[Given information start]

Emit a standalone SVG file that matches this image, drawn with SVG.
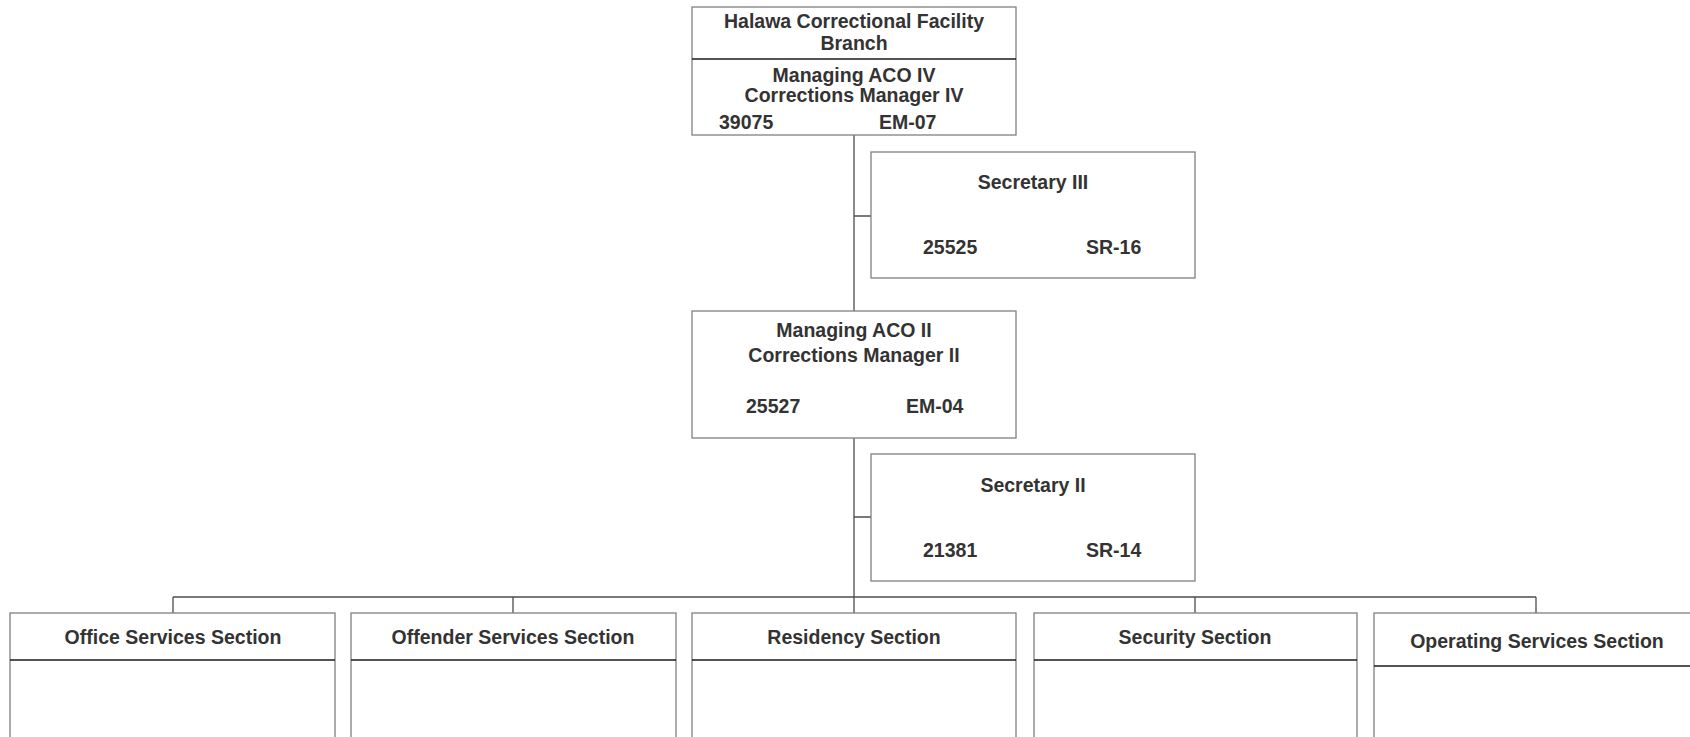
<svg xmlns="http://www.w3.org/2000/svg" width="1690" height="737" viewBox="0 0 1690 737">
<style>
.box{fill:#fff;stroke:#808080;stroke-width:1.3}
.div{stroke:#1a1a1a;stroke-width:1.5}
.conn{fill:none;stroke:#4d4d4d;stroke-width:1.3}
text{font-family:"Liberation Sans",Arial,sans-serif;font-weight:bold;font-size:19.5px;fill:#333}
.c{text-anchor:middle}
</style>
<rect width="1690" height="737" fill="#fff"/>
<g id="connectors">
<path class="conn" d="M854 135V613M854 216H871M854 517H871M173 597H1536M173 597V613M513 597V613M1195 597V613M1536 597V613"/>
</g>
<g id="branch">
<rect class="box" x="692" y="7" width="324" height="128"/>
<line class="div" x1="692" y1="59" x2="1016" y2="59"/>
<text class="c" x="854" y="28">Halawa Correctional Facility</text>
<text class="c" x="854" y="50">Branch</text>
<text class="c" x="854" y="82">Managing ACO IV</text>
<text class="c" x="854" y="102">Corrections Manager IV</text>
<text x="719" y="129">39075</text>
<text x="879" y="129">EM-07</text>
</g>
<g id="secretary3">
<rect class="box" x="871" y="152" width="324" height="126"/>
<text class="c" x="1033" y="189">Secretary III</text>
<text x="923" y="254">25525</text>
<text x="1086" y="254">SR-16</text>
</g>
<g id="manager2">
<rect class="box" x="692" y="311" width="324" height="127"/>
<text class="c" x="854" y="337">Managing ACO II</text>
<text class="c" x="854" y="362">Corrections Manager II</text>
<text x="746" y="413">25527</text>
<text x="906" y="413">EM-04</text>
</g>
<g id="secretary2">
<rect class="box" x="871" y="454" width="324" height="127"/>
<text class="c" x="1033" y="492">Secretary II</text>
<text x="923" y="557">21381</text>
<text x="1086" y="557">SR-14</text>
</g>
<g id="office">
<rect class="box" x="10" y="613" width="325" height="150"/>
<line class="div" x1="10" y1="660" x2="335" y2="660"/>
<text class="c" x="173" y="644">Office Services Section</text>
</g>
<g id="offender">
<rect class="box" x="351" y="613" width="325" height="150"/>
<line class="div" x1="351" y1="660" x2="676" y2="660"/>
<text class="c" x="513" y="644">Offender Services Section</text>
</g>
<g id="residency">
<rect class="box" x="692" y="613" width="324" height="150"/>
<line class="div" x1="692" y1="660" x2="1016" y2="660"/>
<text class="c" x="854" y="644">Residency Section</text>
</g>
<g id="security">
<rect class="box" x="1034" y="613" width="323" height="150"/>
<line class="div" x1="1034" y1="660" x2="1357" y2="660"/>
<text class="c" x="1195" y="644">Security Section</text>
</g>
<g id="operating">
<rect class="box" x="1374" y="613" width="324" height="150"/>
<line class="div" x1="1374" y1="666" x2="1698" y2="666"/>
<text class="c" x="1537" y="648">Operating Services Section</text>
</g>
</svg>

[Given information end]

__Required task__
Repeat the data exactly, dropping every picture it holds.

__Complete output__
Emit a standalone SVG file that matches this image, drawn with SVG.
<svg xmlns="http://www.w3.org/2000/svg" width="1690" height="737" viewBox="0 0 1690 737">
<style>
.box{fill:#fff;stroke:#808080;stroke-width:1.3}
.div{stroke:#1a1a1a;stroke-width:1.5}
.conn{fill:none;stroke:#4d4d4d;stroke-width:1.3}
text{font-family:"Liberation Sans",Arial,sans-serif;font-weight:bold;font-size:19.5px;fill:#333}
.c{text-anchor:middle}
</style>
<rect width="1690" height="737" fill="#fff"/>
<g id="connectors">
<path class="conn" d="M854 135V613M854 216H871M854 517H871M173 597H1536M173 597V613M513 597V613M1195 597V613M1536 597V613"/>
</g>
<g id="branch">
<rect class="box" x="692" y="7" width="324" height="128"/>
<line class="div" x1="692" y1="59" x2="1016" y2="59"/>
<text class="c" x="854" y="28">Halawa Correctional Facility</text>
<text class="c" x="854" y="50">Branch</text>
<text class="c" x="854" y="82">Managing ACO IV</text>
<text class="c" x="854" y="102">Corrections Manager IV</text>
<text x="719" y="129">39075</text>
<text x="879" y="129">EM-07</text>
</g>
<g id="secretary3">
<rect class="box" x="871" y="152" width="324" height="126"/>
<text class="c" x="1033" y="189">Secretary III</text>
<text x="923" y="254">25525</text>
<text x="1086" y="254">SR-16</text>
</g>
<g id="manager2">
<rect class="box" x="692" y="311" width="324" height="127"/>
<text class="c" x="854" y="337">Managing ACO II</text>
<text class="c" x="854" y="362">Corrections Manager II</text>
<text x="746" y="413">25527</text>
<text x="906" y="413">EM-04</text>
</g>
<g id="secretary2">
<rect class="box" x="871" y="454" width="324" height="127"/>
<text class="c" x="1033" y="492">Secretary II</text>
<text x="923" y="557">21381</text>
<text x="1086" y="557">SR-14</text>
</g>
<g id="office">
<rect class="box" x="10" y="613" width="325" height="150"/>
<line class="div" x1="10" y1="660" x2="335" y2="660"/>
<text class="c" x="173" y="644">Office Services Section</text>
</g>
<g id="offender">
<rect class="box" x="351" y="613" width="325" height="150"/>
<line class="div" x1="351" y1="660" x2="676" y2="660"/>
<text class="c" x="513" y="644">Offender Services Section</text>
</g>
<g id="residency">
<rect class="box" x="692" y="613" width="324" height="150"/>
<line class="div" x1="692" y1="660" x2="1016" y2="660"/>
<text class="c" x="854" y="644">Residency Section</text>
</g>
<g id="security">
<rect class="box" x="1034" y="613" width="323" height="150"/>
<line class="div" x1="1034" y1="660" x2="1357" y2="660"/>
<text class="c" x="1195" y="644">Security Section</text>
</g>
<g id="operating">
<rect class="box" x="1374" y="613" width="324" height="150"/>
<line class="div" x1="1374" y1="666" x2="1698" y2="666"/>
<text class="c" x="1537" y="648">Operating Services Section</text>
</g>
</svg>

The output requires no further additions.